Are they fighting or playing?

Sometimes it’s difficult to tell if dogs and cats are fighting or playing, or if the play has gotten too rough. Here are some of the signs to look for, according to PetSafe.net.

Playing

  • Dogs will use exaggerated postures, like bowing.
  • Cats will use the “elevator-butt” pose before pouncing, or swiping at the dog’s waiving tail.
  • The dog or cat might pretend to be subordinate to invite play.
  • Cats often roll onto their back to entice dogs to play. Sometimes dogs do it, too.
  • Both “bite” with open mouths so as not to cause harm.
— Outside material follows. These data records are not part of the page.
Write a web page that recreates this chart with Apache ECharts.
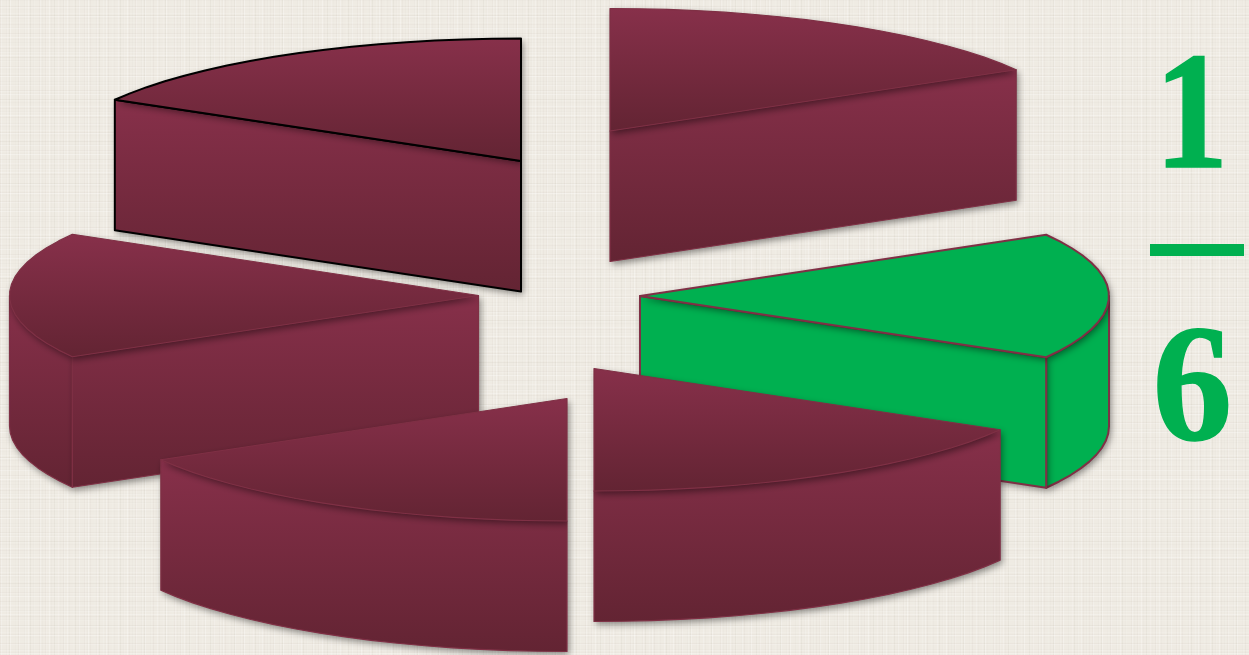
<!DOCTYPE html>
<html><head><meta charset="utf-8">
<style>html,body{margin:0;padding:0;background:#efebe1;overflow:hidden}#c{width:1249px;height:655px}</style>
<script src="https://cdn.jsdelivr.net/npm/echarts@6/dist/echarts.min.js"></script>
</head><body><div id="c"></div>
<script>
// ---- data ----
const sliceNames  = ['A', 'B', 'C', 'D', 'E', 'F'];      // clockwise from 12 o'clock
const sliceValues = [1, 1, 1, 1, 1, 1];                   // six equal parts
const shadedSlice = [0, 1, 0, 0, 0, 0];                   // one part in six is shaded
const fractionTop = '1';
const fractionBottom = '6';

// ---- layout (hidden pixel-scaled axes) ----
const W = 1249, H = 655;
const RX = 469, RY = 122.5, DEPTH = 130.5;
const apex = [[610,131],[640,296],[594,368.5],[567,398.5],[478.5,295.5],[521,161]];
const drawOrder = [5, 0, 4, 1, 3, 2];
const MAROON = ['#87304a', '#632433'];
const GREEN = '#00b050';
const EDGE = '#7f3045';
const outlineBlack = 5;

// sector angles derived from the values
const total = sliceValues.reduce((a, b) => a + b, 0);
let acc = 0;
const sectors = sliceValues.map(v => {
  const a1 = 90 - acc / total * 360; acc += v;
  const a2 = 90 - acc / total * 360;
  return [a1, a2];
});

const seriesData = drawOrder.map(i => [apex[i][0], apex[i][1], sectors[i][0], sectors[i][1], sliceValues[i], i]);

function rim(cx, cy, deg) {
  const t = deg * Math.PI / 180;
  return [cx + RX * Math.cos(t), cy - RY * Math.sin(t)];
}
function arcPts(cx, cy, a1, a2) {
  const n = Math.max(2, Math.round(Math.abs(a1 - a2) / 3.5));
  const out = [];
  for (let k = 0; k <= n; k++) out.push(rim(cx, cy, a1 + (a2 - a1) * k / n));
  return out;
}

function renderSlice(params, api) {
  const cx = api.value(0), cy = api.value(1), a1 = api.value(2), a2 = api.value(3), idx = api.value(5);
  const toPx = p => api.coord(p);
  const fill = shadedSlice[idx]
    ? GREEN
    : new echarts.graphic.LinearGradient(0, 0, 0, 1, [{offset: 0, color: MAROON[0]}, {offset: 1, color: MAROON[1]}]);
  const stroke = idx === outlineBlack ? '#000' : EDGE;
  const lw = idx === outlineBlack ? 2 : (shadedSlice[idx] ? 2 : 1.2);
  const shadow = {shadowBlur: 7, shadowOffsetX: 2, shadowOffsetY: 3, shadowColor: 'rgba(0,0,0,0.45)'};
  const kids = [];
  // fill carries the shadow; the outline goes on separately so its shadow does not darken the face
  const face = pts => {
    const points = pts.map(toPx);
    kids.push({type: 'polygon', shape: {points}, style: Object.assign({fill, stroke: 'none'}, shadow)});
    kids.push({type: 'polygon', shape: {points}, style: {fill: 'none', stroke, lineWidth: lw, lineJoin: 'round'}});
  };
  const drop = p => [p[0], p[1] + DEPTH];
  const P1 = rim(cx, cy, a1), P2 = rim(cx, cy, a2), A = [cx, cy];

  // curved outer wall: only the part facing the viewer
  let from = null, to = null;
  [[-180, 0], [180, 360]].forEach(r => {
    const s = Math.max(a2, r[0]), e = Math.min(a1, r[1]);
    if (e > s) { from = e; to = s; }
  });
  if (from !== null) {
    const top = arcPts(cx, cy, from, to);
    face(top.concat(top.slice().reverse().map(drop)));
  }
  // flat cut walls: visible when the body of the slice lies above the cut line
  [[P1, P2], [P2, P1]].forEach(pair => {
    const R = pair[0], Q = pair[1];
    if (Math.abs(R[0] - cx) < 1) return;
    const lineY = cy + (R[1] - cy) * (Q[0] - cx) / (R[0] - cx);
    if (Q[1] < lineY) face([A, R, drop(R), drop(A)]);
  });
  // top face
  face([A].concat(arcPts(cx, cy, a1, a2)));
  return {type: 'group', children: kids};
}

function renderFraction(params, api) {
  const font = 'bold 168px "Liberation Serif", serif';
  const at = (px, py) => api.coord([px, py]);
  const t1 = at(1191.5, 124), t2 = at(1192.5, 396), b1 = at(1150, 244), b2 = at(1244, 256);
  const txt = (p, s, sx) => ({type: 'text', x: p[0], y: p[1], scaleX: sx,
    style: {x: 0, y: 0, text: s, font, fill: GREEN, stroke: GREEN, lineWidth: 1.5, align: 'center', verticalAlign: 'middle'}});
  return {type: 'group', children: [
    txt(t1, fractionTop, 0.88),
    {type: 'rect', shape: {x: b1[0], y: b1[1], width: b2[0] - b1[0], height: b2[1] - b1[1]}, style: {fill: GREEN}},
    txt(t2, fractionBottom, 0.95)
  ]};
}

// linen texture, built from fixed thread tones
function linen() {
  const c = document.createElement('canvas');
  c.width = 273; c.height = 221;
  const g = c.getContext('2d');
  g.fillStyle = '#efebe3'; g.fillRect(0, 0, c.width, c.height);
  const vt = [.03,.0,.02,.05,.0,.01,.04,.0,.02,.0,.05,.01,.0,.03,.02];
  const ht = [.02,.0,.04,.01,.0,.05,.02,.0,.03,.01,.0,.04,.0,.02];
  const lt = [.22,.0,.12,.3,.0,.06,.18,.0,.15,.25,.0,.1,.0];
  for (let x = 0; x < c.width; x += 3) {
    g.fillStyle = 'rgba(120,105,80,' + vt[(x / 3) % vt.length] + ')';
    g.fillRect(x, 0, 1, c.height);
    g.fillStyle = 'rgba(255,255,255,' + lt[(x / 3) % lt.length] + ')';
    g.fillRect(x + 1, 0, 1, c.height);
  }
  for (let y = 0; y < c.height; y += 3) {
    g.fillStyle = 'rgba(120,105,80,' + ht[(y / 3) % ht.length] + ')';
    g.fillRect(0, y, c.width, 1);
    g.fillStyle = 'rgba(255,255,255,' + lt[(y / 3 + 4) % lt.length] + ')';
    g.fillRect(0, y + 1, c.width, 1);
  }
  return c;
}

const chart = echarts.init(document.getElementById('c'), null, {renderer: 'canvas', width: W, height: H});
chart.setOption({
  animation: false,
  backgroundColor: {image: linen(), repeat: 'repeat'},
  grid: {left: 0, right: 0, top: 0, bottom: 0},
  xAxis: {type: 'value', min: 0, max: W, show: false},
  yAxis: {type: 'value', min: 0, max: H, inverse: true, show: false},
  tooltip: {show: false},
  series: [
    {type: 'custom', name: 'slices', coordinateSystem: 'cartesian2d', clip: false, silent: true,
     encode: {x: 0, y: 1}, data: seriesData, renderItem: renderSlice},
    {type: 'custom', name: 'fraction', coordinateSystem: 'cartesian2d', clip: false, silent: true,
     encode: {x: 0, y: 1}, data: [[1190, 250]], renderItem: renderFraction}
  ]
});
</script></body></html>
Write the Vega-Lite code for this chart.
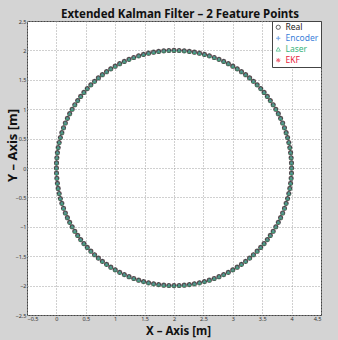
{
  "$schema": "https://vega.github.io/schema/vega-lite/v6.json",
  "width": 294,
  "height": 294,
  "autosize": "none",
  "padding": {"left": 27, "top": 21, "right": 17, "bottom": 25},
  "background": "#d4d4d4",
  "title": {"text": "Extended Kalman Filter – 2 Feature Points", "fontSize": 11.5, "fontWeight": "bold", "font": "Noto Sans", "color": "#111111", "anchor": "middle", "dx": 6, "offset": -1},
  "config": {
    "view": {"fill": "white", "stroke": "#444444", "strokeWidth": 1},
    "axis": {"domain": false, "ticks": false, "grid": true, "gridDash": [1, 2], "gridColor": "#a0a0a0", "gridOpacity": 1, "labelFontSize": 5.5, "labelColor": "#333333", "labelFont": "Noto Sans", "titleFont": "Noto Sans", "titleFontSize": 13, "titleFontWeight": "bold", "titleColor": "#111111", "labelPadding": 1}
  },
  "data": {"values": [
    {"x": 4.000, "y": 0.000}, {"x": 3.998, "y": 0.087}, {"x": 3.992, "y": 0.174}, {"x": 3.983, "y": 0.261}, {"x": 3.970, "y": 0.347}, {"x": 3.953, "y": 0.433}, {"x": 3.932, "y": 0.518}, {"x": 3.907, "y": 0.601}, {"x": 3.879, "y": 0.684}, {"x": 3.848, "y": 0.765}, {"x": 3.813, "y": 0.845}, {"x": 3.774, "y": 0.924},
    {"x": 3.732, "y": 1.000}, {"x": 3.687, "y": 1.075}, {"x": 3.638, "y": 1.147}, {"x": 3.587, "y": 1.218}, {"x": 3.532, "y": 1.286}, {"x": 3.475, "y": 1.351}, {"x": 3.414, "y": 1.414}, {"x": 3.351, "y": 1.475}, {"x": 3.286, "y": 1.532}, {"x": 3.218, "y": 1.587}, {"x": 3.147, "y": 1.638}, {"x": 3.075, "y": 1.687},
    {"x": 3.000, "y": 1.732}, {"x": 2.924, "y": 1.774}, {"x": 2.845, "y": 1.813}, {"x": 2.765, "y": 1.848}, {"x": 2.684, "y": 1.879}, {"x": 2.601, "y": 1.907}, {"x": 2.518, "y": 1.932}, {"x": 2.433, "y": 1.953}, {"x": 2.347, "y": 1.970}, {"x": 2.261, "y": 1.983}, {"x": 2.174, "y": 1.992}, {"x": 2.087, "y": 1.998},
    {"x": 2.000, "y": 2.000}, {"x": 1.913, "y": 1.998}, {"x": 1.826, "y": 1.992}, {"x": 1.739, "y": 1.983}, {"x": 1.653, "y": 1.970}, {"x": 1.567, "y": 1.953}, {"x": 1.482, "y": 1.932}, {"x": 1.399, "y": 1.907}, {"x": 1.316, "y": 1.879}, {"x": 1.235, "y": 1.848}, {"x": 1.155, "y": 1.813}, {"x": 1.076, "y": 1.774},
    {"x": 1.000, "y": 1.732}, {"x": 0.925, "y": 1.687}, {"x": 0.853, "y": 1.638}, {"x": 0.782, "y": 1.587}, {"x": 0.714, "y": 1.532}, {"x": 0.649, "y": 1.475}, {"x": 0.586, "y": 1.414}, {"x": 0.525, "y": 1.351}, {"x": 0.468, "y": 1.286}, {"x": 0.413, "y": 1.218}, {"x": 0.362, "y": 1.147}, {"x": 0.313, "y": 1.075},
    {"x": 0.268, "y": 1.000}, {"x": 0.226, "y": 0.924}, {"x": 0.187, "y": 0.845}, {"x": 0.152, "y": 0.765}, {"x": 0.121, "y": 0.684}, {"x": 0.093, "y": 0.601}, {"x": 0.068, "y": 0.518}, {"x": 0.047, "y": 0.433}, {"x": 0.030, "y": 0.347}, {"x": 0.017, "y": 0.261}, {"x": 0.008, "y": 0.174}, {"x": 0.002, "y": 0.087},
    {"x": 0.000, "y": 0.000}, {"x": 0.002, "y": -0.087}, {"x": 0.008, "y": -0.174}, {"x": 0.017, "y": -0.261}, {"x": 0.030, "y": -0.347}, {"x": 0.047, "y": -0.433}, {"x": 0.068, "y": -0.518}, {"x": 0.093, "y": -0.601}, {"x": 0.121, "y": -0.684}, {"x": 0.152, "y": -0.765}, {"x": 0.187, "y": -0.845}, {"x": 0.226, "y": -0.924},
    {"x": 0.268, "y": -1.000}, {"x": 0.313, "y": -1.075}, {"x": 0.362, "y": -1.147}, {"x": 0.413, "y": -1.218}, {"x": 0.468, "y": -1.286}, {"x": 0.525, "y": -1.351}, {"x": 0.586, "y": -1.414}, {"x": 0.649, "y": -1.475}, {"x": 0.714, "y": -1.532}, {"x": 0.782, "y": -1.587}, {"x": 0.853, "y": -1.638}, {"x": 0.925, "y": -1.687},
    {"x": 1.000, "y": -1.732}, {"x": 1.076, "y": -1.774}, {"x": 1.155, "y": -1.813}, {"x": 1.235, "y": -1.848}, {"x": 1.316, "y": -1.879}, {"x": 1.399, "y": -1.907}, {"x": 1.482, "y": -1.932}, {"x": 1.567, "y": -1.953}, {"x": 1.653, "y": -1.970}, {"x": 1.739, "y": -1.983}, {"x": 1.826, "y": -1.992}, {"x": 1.913, "y": -1.998},
    {"x": 2.000, "y": -2.000}, {"x": 2.087, "y": -1.998}, {"x": 2.174, "y": -1.992}, {"x": 2.261, "y": -1.983}, {"x": 2.347, "y": -1.970}, {"x": 2.433, "y": -1.953}, {"x": 2.518, "y": -1.932}, {"x": 2.601, "y": -1.907}, {"x": 2.684, "y": -1.879}, {"x": 2.765, "y": -1.848}, {"x": 2.845, "y": -1.813}, {"x": 2.924, "y": -1.774},
    {"x": 3.000, "y": -1.732}, {"x": 3.075, "y": -1.687}, {"x": 3.147, "y": -1.638}, {"x": 3.218, "y": -1.587}, {"x": 3.286, "y": -1.532}, {"x": 3.351, "y": -1.475}, {"x": 3.414, "y": -1.414}, {"x": 3.475, "y": -1.351}, {"x": 3.532, "y": -1.286}, {"x": 3.587, "y": -1.218}, {"x": 3.638, "y": -1.147}, {"x": 3.687, "y": -1.075},
    {"x": 3.732, "y": -1.000}, {"x": 3.774, "y": -0.924}, {"x": 3.813, "y": -0.845}, {"x": 3.848, "y": -0.765}, {"x": 3.879, "y": -0.684}, {"x": 3.907, "y": -0.601}, {"x": 3.932, "y": -0.518}, {"x": 3.953, "y": -0.433}, {"x": 3.970, "y": -0.347}, {"x": 3.983, "y": -0.261}, {"x": 3.992, "y": -0.174}, {"x": 3.998, "y": -0.087}
  ]},
  "encoding": {
    "x": {"field": "x", "type": "quantitative", "scale": {"domain": [-0.5, 4.5], "nice": false, "zero": false}, "axis": {"values": [-0.5, 0, 0.5, 1, 1.5, 2, 2.5, 3, 3.5, 4, 4.5], "format": "~g", "title": "X – Axis [m]", "titleFontSize": 11.5, "titleX": 151, "titleY": 10, "titleBaseline": "top"}},
    "y": {"field": "y", "type": "quantitative", "scale": {"domain": [-2.5, 2.5], "nice": false, "zero": false}, "axis": {"values": [-2.5, -2, -1.5, -1, -0.5, 0, 0.5, 1, 1.5, 2, 2.5], "format": "~g", "title": "Y – Axis [m]", "titleX": -15, "titleY": 124, "titleBaseline": "middle"}}
  },
  "layer": [
    {"mark": {"type": "point", "filled": false, "strokeWidth": 1, "size": 18},
     "encoding": {"color": {"datum": "EKF", "type": "nominal", "scale": {"domain": ["Real", "Encoder", "Laser", "EKF"], "range": ["#222222", "#3b7fd9", "#36b37a", "#e8243c"]}, "legend": {"title": null, "orient": "top-right", "offset": 0, "fillColor": "white", "strokeColor": "#444444", "padding": 2, "labelFontSize": 8.5, "labelFont": "Noto Sans", "symbolSize": 18, "symbolStrokeWidth": 1, "rowPadding": 2, "labelOffset": 3, "labelExpr": "datum.label + '            '", "labelColor": {"expr": "datum.value === 'Encoder' ? '#3b7fd9' : datum.value === 'Laser' ? '#36b37a' : datum.value === 'EKF' ? '#e8243c' : '#222222'"}}},
                  "shape": {"datum": "EKF", "type": "nominal", "scale": {"domain": ["Real", "Encoder", "Laser", "EKF"], "range": ["circle", "M-1,0L1,0M0,-1L0,1", "triangle-up", "M-1,0L1,0M0,-1L0,1M-0.7,-0.7L0.7,0.7M-0.7,0.7L0.7,-0.7"]}}}},
    {"mark": {"type": "point", "filled": false, "strokeWidth": 1, "size": 18},
     "encoding": {"color": {"datum": "Encoder", "type": "nominal"}, "shape": {"datum": "Encoder", "type": "nominal"}}},
    {"mark": {"type": "point", "filled": false, "strokeWidth": 1.4, "size": 14},
     "encoding": {"color": {"datum": "Real", "type": "nominal"}, "shape": {"datum": "Real", "type": "nominal"}}},
    {"mark": {"type": "point", "filled": false, "strokeWidth": 1, "size": 9, "opacity": 0.8},
     "encoding": {"color": {"datum": "Laser", "type": "nominal"}, "shape": {"datum": "Laser", "type": "nominal"}}}
  ]
}
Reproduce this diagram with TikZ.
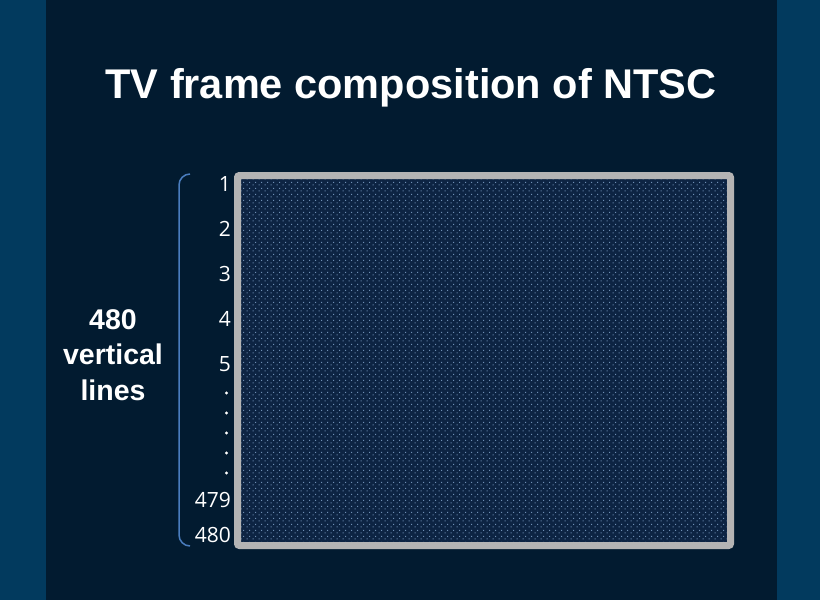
\documentclass[tikz,border=0pt]{standalone}
\usepackage{fontspec}
\setmainfont{Open Sans}
\newfontfamily\titlefont{Liberation Sans}
\usetikzlibrary{positioning,patterns.meta}
\definecolor{sideband}{HTML}{023A5E}
\definecolor{backdark}{HTML}{021B30}
\definecolor{screenblue}{HTML}{0D2443}
\definecolor{dotblue}{HTML}{6F8FB4}
\definecolor{framegray}{HTML}{B4B4B4}
\definecolor{bracecol}{HTML}{4A7DBE}
\tikzdeclarepattern{
  name=screendots,
  type=uncolored,
  bounding box={(0pt,0pt) and (6pt,6pt)},
  tile size={(6pt,6pt)},
  code={
    \pgfpathrectangle{\pgfpoint{0.6pt}{0.6pt}}{\pgfpoint{1.2pt}{1.2pt}}
    \pgfpathrectangle{\pgfpoint{3.6pt}{3.6pt}}{\pgfpoint{1.2pt}{1.2pt}}
    \pgfusepath{fill}
  }
}
\tikzset{
  linenum/.style={anchor=east, text=white, font=\fontsize{21}{24}\selectfont, inner sep=0pt},
  linedot/.style={fill=white, circle, inner sep=0pt, minimum size=3.2pt},
}
\begin{document}
\begin{tikzpicture}[x=1pt,y=-1pt]
			% background
			\useasboundingbox (0,0) rectangle (820,600);
			\fill[sideband] (0,0) rectangle (820,600);
			\fill[backdark] (46,0) rectangle (777,600);

			% title
			\node[text=white, font=\titlefont\bfseries\fontsize{41.5}{47}\selectfont] (title) at (411,88) {TV frame composition of NTSC};

			% screen
			\fill[screenblue] (240,178) rectangle (728,543);
			\fill[pattern={screendots}, pattern color=dotblue] (240,178) rectangle (728,543);
			\node[draw=framegray, line width=7pt, rounded corners=2pt, minimum width=493pt, minimum height=370pt, inner sep=0pt] (frame) at (484,360.5) {};

			% line numbers
			\node[linenum] (n1) at (231,184) {1};
			\node[linenum] (n2) at (231,229) {2};
			\node[linenum] (n3) at (231,274) {3};
			\node[linenum] (n4) at (231,319) {4};
			\node[linenum] (n5) at (231,364) {5};
			\foreach \y [count=\i] in {393,413,433,453,473}
				\node[linedot] (d\i) at (226.5,\y) {};
			\node[linenum] (n479) at (231,500) {479};
			\node[linenum] (n480) at (231,535) {480};

			% brace
			\coordinate (btop) at (190,174);
			\coordinate (bbot) at (190,546);
			\draw[bracecol, line width=1.5pt] (btop) arc[start angle=270, end angle=180, radius=11] -- ++(0,350) arc[start angle=180, end angle=90, radius=11];

			% side label
			\node[text=white, align=center, font=\titlefont\bfseries\fontsize{28.5}{35.5}\selectfont] (count) at (113,355) {480\\vertical\\lines};
		\end{tikzpicture}
\end{document}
They do not bat or paw with too much force.
  • Both animals make minimal sound while playing.

Fighting

  • One pet tries to run away from the other.
  • A cat’s ear’s lay flat toward either side of his head
  • A cat arches his back or his hair stands up.
  • The cat is batting at the dog with its claws extended and coupled with aggressive postures.
  • They bite too hard, causing yelps or cat screams.
  • The cat is hissing, spitting or emitting a guttural moan/growl
  • The dog growls in a prolonged low pitch.
  • The dog snarls and bares its teeth.

Fighting

If your cat and dog are fighting, separate them immediately. If the problem persists, try the process of reintroduction again. However, if after many months, or even years, they still don’t get along, you’ll either have to always keep them apart or consider finding a home for one of them.

Conclusion

There aren’t many things more heartwarming for pet owners than to see their cats and dogs living together in harmony. It can also be extremely entertaining for you and your pets!       

Do you have cats and dogs that live together? What have you done, if anything, to help them get along?